Just a few minutes ago, I finished my revisions to the novel. I ended up cutting a chunk, but the second draft is still a good sized book.

I'm hoping that this will be the end of it, and that it's good to go. However, I do have two professional writers who agreed to take a look at the book and give me feedback, and then I have to send it to my agent, and listen to her suggestions. But at this point, I'm ready to take a break from the project again, and concentrate on some other, shorter work that has been waiting for my attention.


Woo-hoo! Congratulations!

(I am so looking forward to reading this someday. In hardback, of course :-)
Congratulations and good luck getting it published!
Congrats! Have a soda and smile, as friends used to tell me. :)
That's wonderful! Congratulations!
Congratulations. It's quite an achievement!

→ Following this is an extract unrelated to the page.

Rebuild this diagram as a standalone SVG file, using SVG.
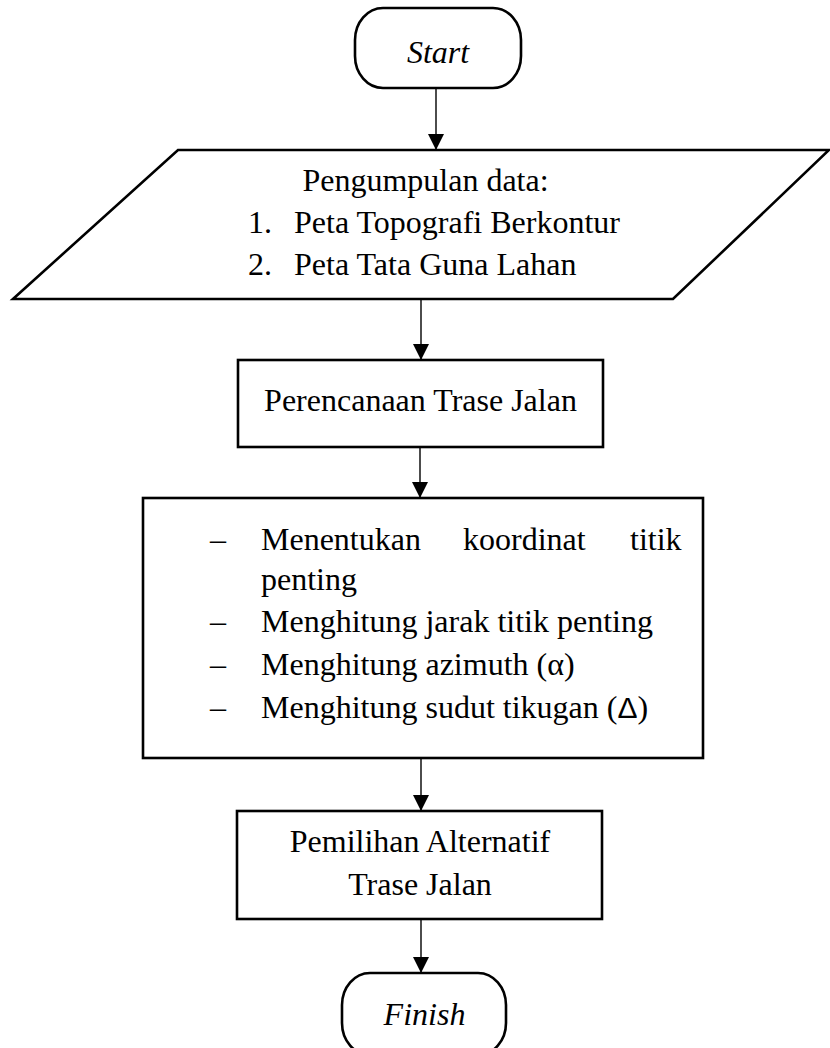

Congrats! And if you can produce a final copy in just two drafts, then you're a way better writer than me! (And can you teach me how?)
Hm. Well, it's the final copy as far as I can tell. If either of my readers or my agent tells me it needs more work, then obviously it's not going to be a final copy in just two drafts. :-)

However, the answer kind of lies in advice that Scott Meredith gave in Writing to Sell, advice that Barry Malzberg followed and recommends himself. He basically suggests trying to make your first draft as close to your final draft as possible. In essence, that's what I was aiming to do.
The problem that I tend to have is that I don't realize until two or three drafts in that certain elements and/or characters aren't working. I get so deep into the universe that I have trouble seeing its flaws.
Here's something I do that may help -- after I write an outline, and then the first draft, I go back and revise the outline first. That allows me to see if the plot elements and characters are all working well together, before I delve into the second draft.
Hmm. Well, I'll try that with the next piece that I outline. My outlines aren't super detailed, though. They're more a series of landmarks that I know my plot and characters need to find to make it to their final destination. I haven't yet figured out a way to make them more substantial, since so much gels for me in the actual writing process.
Hmmmm. Interesting idea there. Then again, I haven't had the opportunity to write much fiction lately . . . but I'm going to keep this in mind!
I've been much the same way. Every mystery I've ever written has had a change in "villan" by the second draft. It happened by accident the first time, and I've come to enjoy watching it happen *grin*.

::big, squishy hugs::
Hey hey!! Congratulations on finishing the draft -- always a great feeling!
Rock on!

Hooray for you!
Mazel tov!
Woo hoo! Congrats, and I hope this one has a short and happy journey to the printing press.
I am SO looking forward to buying a hardcover when it comes out. I might ask you to sign it, but I won't ask for a freebie! *grin*

For what it would be worth, while I'd like to offer to read for you if you desired (there would be no pressure, of course), I just don't have the time right now to be sure I could read your novel with the attention it deserves. So you don't have to take the time to explain why it's far better to get the opinon of a professional novelist, than a person so far removed from the field as to be humorous *grin again*.

I can say, however, that I'm impressed yet again with your acheivements. Well done!